As a critical success factor, government policies and structured programs must include implementation timelines and measurable targets against benchmarks. If Ghana would credibly achieve an economy beyond aid, the following action points are necessary. Building a Ghana beyond aid requires moving beyond verbal commitments to embarking on conscious and concerted actions that are crucial for achieving the broad objective.
Minimizing and ultimately reversing illicit financial outflows:
Minimizing and reversing illicit financial outflows would save the country billions of US dollars and contribute significantly to realizing a Ghana that is independent of donor support.
Sub Saharan Africa (SSA) countries are the biggest losers of illicit financial flows as billions of US dollars are illegally transferred into offshore accounts annually and potentially borrowed at prohibitive costs through Eurobond issuances.
According to the Global Financial Integrity Report, fraudulent trade misinvoicing accounts for 87% of illicit financial flows. While SSA countries lose the highest amount in illicit financial outflows, they also receive the least illicit financial inflows.
In Ghana Cedi terms, this yearly amount of trade misinvoicing is equivalent to GH¢23.48 billion, which is equivalent to 69% of total domestic revenue mobilized by the government for the 2017 budgetary operations. In the case of Ghana, the data revealed that import under-invoicing accounted for $24.06 billion while export over-invoicing accounted for $28.11 billion from 2004 – 2013, representing an average trade misinvoicing of $5.2 billion per year.
The amount represents 46% of the total domestic revenue of GH¢50.45 billion projected to be mobilized for fiscal operations in 2018 but more significantly, the amount lost to trade misinvoicing is ~20x more than the GH¢1.2 billion received in Grants for the 2017 budget.
The historical analysis of illicit financial flows provides a strong basis to believe that Ghana is capable of attaining a self-sustaining economy that is independent of aid from development partners. If the government is able to enhance the capacity of the Ghana Revenue Authority (GRA) and other fiscal agencies to efficiently monitor business operations and effectively track transaction data, Ghana should be able to limit the revenue leakages.
It is against this backdrop that the ports-digitization policy (or paperless ports) which commenced on September 2017 is crucially important. Given that trade misinvoicing represents the main conduit for illicit financial flows, the government’s decision to implement the “paperless ports” policy is a positive one for the quest to attain a Ghana beyond aid.
Institutionalizing fiscal reforms:
The efficient utilization of public resources is a critical success factor in the quest to build budgets that are independent of donor supports. Fiscal excesses mainly through off-budget expenditure and revenue leakages have been the bane of fiscal sustainability in Ghana.

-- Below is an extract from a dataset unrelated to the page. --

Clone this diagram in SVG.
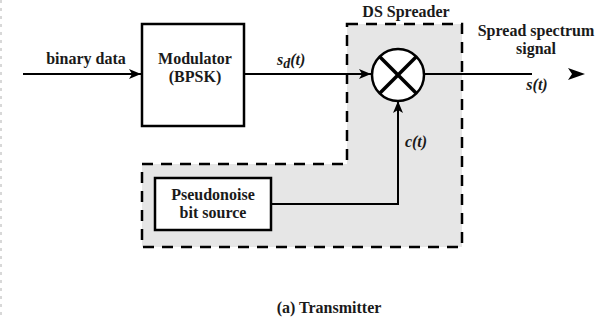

Tax exemptions beyond budget limits, wage bill exposure to “ghost names” and lack of controls on expenditure commitments tend to result in fiscal shocks and prevents efficient functioning of the public financial management system.
The passage of the Public Financial Management (PFM) Act, 2016 (Act 921) provides the framework to ensure efficient utilization of public resources. However, it requires political will and commitment on the part of public office holders, civil servants and the private sector to entrench these reforms and make the processes an integral part of daily function.
Institutionalizing the fiscal reforms may require sanctions and penalties that punitively punish the contravention of the PFM Act and makes the cost of contravening the Act greater than any potential benefits.
The punishment regime must also extend beyond political affiliation as this poses the greatest risk of fighting corruption. The stiffer punishment regime would be necessary to make the PFM Act sufficiently constraining and thereby institutionalizing the fiscal reforms to support the attainment of a Ghana beyond aid.